I wrote a simpler sample (other than using your complex one), this would work with nested loops (regardless number of loops). and I believe the overhead would be minimal.

Answer 3

Simple - rewrite this piece For m1 = m - 1 To m + 1 as a While loop. Then do Exit While. You can handle multiple GoTo's like that, since there is also a Do loop with its own Exit Do. More about Exit Statement on MSDN.

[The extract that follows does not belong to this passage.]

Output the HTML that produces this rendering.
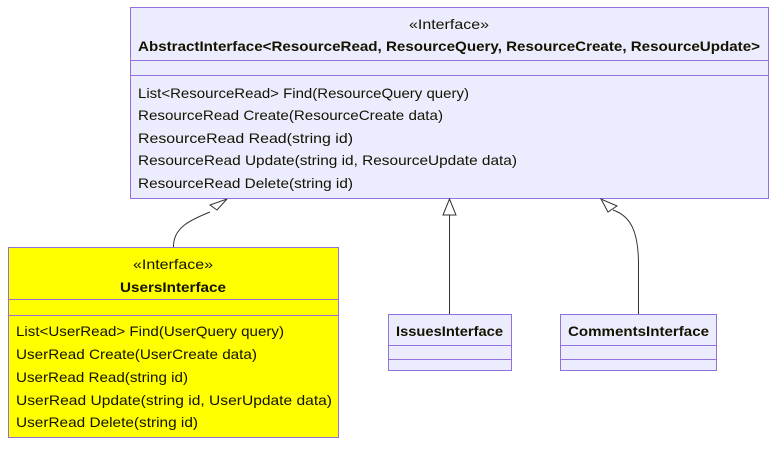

Although, my preferred solution is to refactor it like this:

Sub SomeLambda(m As Integer, newarray As Short(,,))
  For n = 0 To ny
    For o = 0 To nz
      If newarray(m, n, o) = 1 OrElse newarray(m, n, o) = -1 Then Continue For
      DoSomething(m, n, o, newarray)
    Next
  Next
End Sub

Private Sub DoSomething(m, n, o, newarray)
  For m1 = m - 1 To m + 1
    For n1 = n - 1 To n + 1
      For o1 = o - 1 To o + 1
        If Not SomeCondition() = True Then Continue For 'the array is not out of bounds 
        Dim testVal = newarray(m1, n1, o1)
        If testVal <> -1 Then Continue For
        newarray(m, n, o) = -2
        Return
      Next
    Next
  Next
End Sub

Make sure it does not hurt performance though, and always use Option Strict On. The above would obviously not compile with it - just to show the concept.

Notice I removed unnecessary indentation, so the code became more flat and hopefully more readable.

EDIT: As a compromise between performance and maintainability, you could use class-level variables. So yes, you still jump to DoSomething and back, but no stack pushes.

Answer 4

My desire is to avoid a compilation to IL which includes a calli or call opcode inside the innermost loop.

You shouldn't care much about what IL is generated by your code, the only thing that metters for performance is the machine code (usually x86).

So, what you should do is to write your code in a readable way (using another function with Return for the inner loop) and then measure the performance to see whether it made a difference or not.

As an alternative, you could look at the compiled machine code to see whether the inner loop method was inlined or not.